Run Vektor as a shared HTTP API. Vektor ships with a built-in controller for HTTP mode. Index once from a CLI script and query from anywhere:
cp .env.example .env # Set VEKTOR_API_TOKEN= and VEKTOR_DIMENSIONS=768 in .env php -S 0.0.0.0:8000 -t public
Just think about security, as you’ll be on the internet, not just running a local experimentation. Not the same pond.
Then search via HTTP, useful for a team tool or a web UI:
curl -s http://localhost:8000/search \
-H "Content-Type: application/json" \
-d '{"vector": [...768 floats...], "k": 5, "include_metadata": true}'
Try a larger embedding model. nomic-embed-text is fast and small.
mxbai-embed-large produces 1024-dimensional vectors with generally better retrieval accuracy for English text. Remember: changing dimensions means deleting data/ and re-indexing from scratch: the binary record width changes.
Embed richer content. The PHP manual pages include code examples. Appending a representative code snippet to the embed text often improves recall dramatically, because the example captures usage patterns that the prose description doesn’t state explicitly.
array_walk and array_map sound similar in description; in practice, one mutates and the other doesn’t: a code example makes that difference visible to the embedding model.
Your mileage may vary
I took the values for this post while writing it. It applies to the datasets that I used and mentioned, in early days of July 2026. The results might vary a lot depending on the actual LLM used (both version, type, and number of parameters), the available PHP functions and their documentation, etc. The scores also may vary.
The takeaway
PHP has had the pieces for this kind of tooling for a while. Vektor provides the vector storage and the HNSW index. Ollama provides the embeddings. The PHP manual provides the data.

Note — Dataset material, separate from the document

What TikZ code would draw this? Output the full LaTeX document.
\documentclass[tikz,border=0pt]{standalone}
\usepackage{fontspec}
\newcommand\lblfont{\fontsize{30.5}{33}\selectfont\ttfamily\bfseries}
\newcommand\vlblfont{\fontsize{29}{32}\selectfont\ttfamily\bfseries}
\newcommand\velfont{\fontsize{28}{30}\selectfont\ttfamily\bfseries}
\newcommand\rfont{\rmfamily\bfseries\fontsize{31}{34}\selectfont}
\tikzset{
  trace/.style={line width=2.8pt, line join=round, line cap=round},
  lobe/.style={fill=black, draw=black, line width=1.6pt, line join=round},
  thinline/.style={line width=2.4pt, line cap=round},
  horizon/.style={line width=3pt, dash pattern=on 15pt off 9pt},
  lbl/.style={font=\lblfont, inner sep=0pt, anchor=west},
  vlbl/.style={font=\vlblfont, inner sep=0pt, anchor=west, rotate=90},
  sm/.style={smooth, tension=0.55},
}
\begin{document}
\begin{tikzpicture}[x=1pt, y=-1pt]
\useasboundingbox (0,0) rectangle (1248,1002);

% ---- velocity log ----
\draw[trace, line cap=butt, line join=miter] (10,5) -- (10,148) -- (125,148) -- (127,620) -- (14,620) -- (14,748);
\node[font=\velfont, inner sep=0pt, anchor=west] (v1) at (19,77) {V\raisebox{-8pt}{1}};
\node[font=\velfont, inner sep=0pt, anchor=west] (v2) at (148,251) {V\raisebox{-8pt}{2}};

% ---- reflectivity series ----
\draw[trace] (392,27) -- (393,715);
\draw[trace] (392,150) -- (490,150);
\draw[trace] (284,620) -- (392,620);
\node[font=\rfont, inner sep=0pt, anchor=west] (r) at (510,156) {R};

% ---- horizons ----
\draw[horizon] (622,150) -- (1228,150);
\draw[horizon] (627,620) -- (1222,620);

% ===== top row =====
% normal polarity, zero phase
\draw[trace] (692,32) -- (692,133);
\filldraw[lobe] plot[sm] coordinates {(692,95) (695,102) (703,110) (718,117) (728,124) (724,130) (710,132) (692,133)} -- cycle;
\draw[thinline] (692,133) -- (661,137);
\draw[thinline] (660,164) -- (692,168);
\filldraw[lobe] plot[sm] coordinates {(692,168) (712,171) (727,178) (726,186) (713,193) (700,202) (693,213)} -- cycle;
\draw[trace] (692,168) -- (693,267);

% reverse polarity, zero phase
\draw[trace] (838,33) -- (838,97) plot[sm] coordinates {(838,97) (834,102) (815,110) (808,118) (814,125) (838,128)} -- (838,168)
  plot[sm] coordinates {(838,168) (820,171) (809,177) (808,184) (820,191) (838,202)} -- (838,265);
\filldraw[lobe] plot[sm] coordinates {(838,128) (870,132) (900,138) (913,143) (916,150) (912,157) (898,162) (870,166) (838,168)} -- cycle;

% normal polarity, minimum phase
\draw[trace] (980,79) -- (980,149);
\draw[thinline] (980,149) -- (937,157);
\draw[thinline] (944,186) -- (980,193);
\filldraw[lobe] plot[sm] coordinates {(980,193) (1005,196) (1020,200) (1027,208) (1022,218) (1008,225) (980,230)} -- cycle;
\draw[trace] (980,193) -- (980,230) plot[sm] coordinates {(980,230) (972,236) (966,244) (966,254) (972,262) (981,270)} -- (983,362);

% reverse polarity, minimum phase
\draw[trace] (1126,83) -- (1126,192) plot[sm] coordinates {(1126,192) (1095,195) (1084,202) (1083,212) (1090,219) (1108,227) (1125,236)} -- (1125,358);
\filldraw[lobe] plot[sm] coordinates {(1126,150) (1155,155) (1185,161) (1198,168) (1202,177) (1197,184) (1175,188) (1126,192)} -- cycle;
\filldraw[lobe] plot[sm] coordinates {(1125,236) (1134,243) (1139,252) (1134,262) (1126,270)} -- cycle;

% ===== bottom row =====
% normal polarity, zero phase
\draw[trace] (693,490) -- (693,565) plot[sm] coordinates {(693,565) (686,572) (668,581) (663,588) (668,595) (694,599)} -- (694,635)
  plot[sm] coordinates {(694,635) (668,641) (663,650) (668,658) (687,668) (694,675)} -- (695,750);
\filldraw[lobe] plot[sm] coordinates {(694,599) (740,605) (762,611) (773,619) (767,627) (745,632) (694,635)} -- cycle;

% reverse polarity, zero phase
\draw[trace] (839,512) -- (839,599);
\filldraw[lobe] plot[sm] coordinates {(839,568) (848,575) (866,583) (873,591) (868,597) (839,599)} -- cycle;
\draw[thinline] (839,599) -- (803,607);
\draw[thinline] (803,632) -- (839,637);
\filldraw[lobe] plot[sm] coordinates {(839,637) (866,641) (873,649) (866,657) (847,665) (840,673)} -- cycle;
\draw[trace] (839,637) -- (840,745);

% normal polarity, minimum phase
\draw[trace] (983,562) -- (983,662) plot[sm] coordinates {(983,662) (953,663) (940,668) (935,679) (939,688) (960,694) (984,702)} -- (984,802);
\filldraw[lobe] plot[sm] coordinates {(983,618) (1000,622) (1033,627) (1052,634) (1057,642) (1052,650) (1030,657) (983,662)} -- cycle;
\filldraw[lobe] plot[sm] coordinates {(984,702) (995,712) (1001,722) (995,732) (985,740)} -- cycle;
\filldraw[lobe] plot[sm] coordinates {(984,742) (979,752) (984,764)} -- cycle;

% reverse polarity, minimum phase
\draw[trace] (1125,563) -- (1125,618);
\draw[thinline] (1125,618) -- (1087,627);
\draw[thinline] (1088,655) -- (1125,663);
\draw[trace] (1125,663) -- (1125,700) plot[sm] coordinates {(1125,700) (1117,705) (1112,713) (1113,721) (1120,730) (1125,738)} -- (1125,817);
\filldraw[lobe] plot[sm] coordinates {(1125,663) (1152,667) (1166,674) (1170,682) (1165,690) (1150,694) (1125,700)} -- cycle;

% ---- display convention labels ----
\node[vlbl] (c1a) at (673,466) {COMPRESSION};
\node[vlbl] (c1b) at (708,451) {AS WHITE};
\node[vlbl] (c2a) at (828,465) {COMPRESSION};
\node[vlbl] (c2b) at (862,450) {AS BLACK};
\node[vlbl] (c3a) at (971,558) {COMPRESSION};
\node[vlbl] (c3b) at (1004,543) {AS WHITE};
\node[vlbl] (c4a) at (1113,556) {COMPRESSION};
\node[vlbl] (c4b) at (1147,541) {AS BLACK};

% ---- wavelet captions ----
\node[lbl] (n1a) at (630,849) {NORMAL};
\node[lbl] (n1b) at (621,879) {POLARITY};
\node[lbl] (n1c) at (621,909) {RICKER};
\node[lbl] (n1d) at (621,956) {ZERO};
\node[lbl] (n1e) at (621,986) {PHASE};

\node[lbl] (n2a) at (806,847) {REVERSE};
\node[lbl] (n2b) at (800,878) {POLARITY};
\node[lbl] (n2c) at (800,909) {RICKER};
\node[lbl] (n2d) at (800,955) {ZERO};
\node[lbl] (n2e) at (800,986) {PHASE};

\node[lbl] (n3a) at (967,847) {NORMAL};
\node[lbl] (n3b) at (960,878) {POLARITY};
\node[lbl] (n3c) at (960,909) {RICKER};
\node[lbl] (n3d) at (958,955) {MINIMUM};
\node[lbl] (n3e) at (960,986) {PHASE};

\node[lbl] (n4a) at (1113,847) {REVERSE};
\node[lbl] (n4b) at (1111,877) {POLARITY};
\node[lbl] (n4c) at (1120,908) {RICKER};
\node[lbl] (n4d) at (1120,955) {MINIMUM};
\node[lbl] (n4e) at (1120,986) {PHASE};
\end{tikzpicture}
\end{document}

You provide fifteen minutes of setup time.
The result is a local, zero-dependency semantic search over PHP’s own API. No cloud, no subscription, no rate limits: just four binary files on disk and a curl call to your laptop.
PHP has eighty array functions, most of them named in ways that made sense in 1997. A vector database doesn’t care. Ask it what you want in plain language, and it will find the function you are looking for, even the one you didn’t know existed.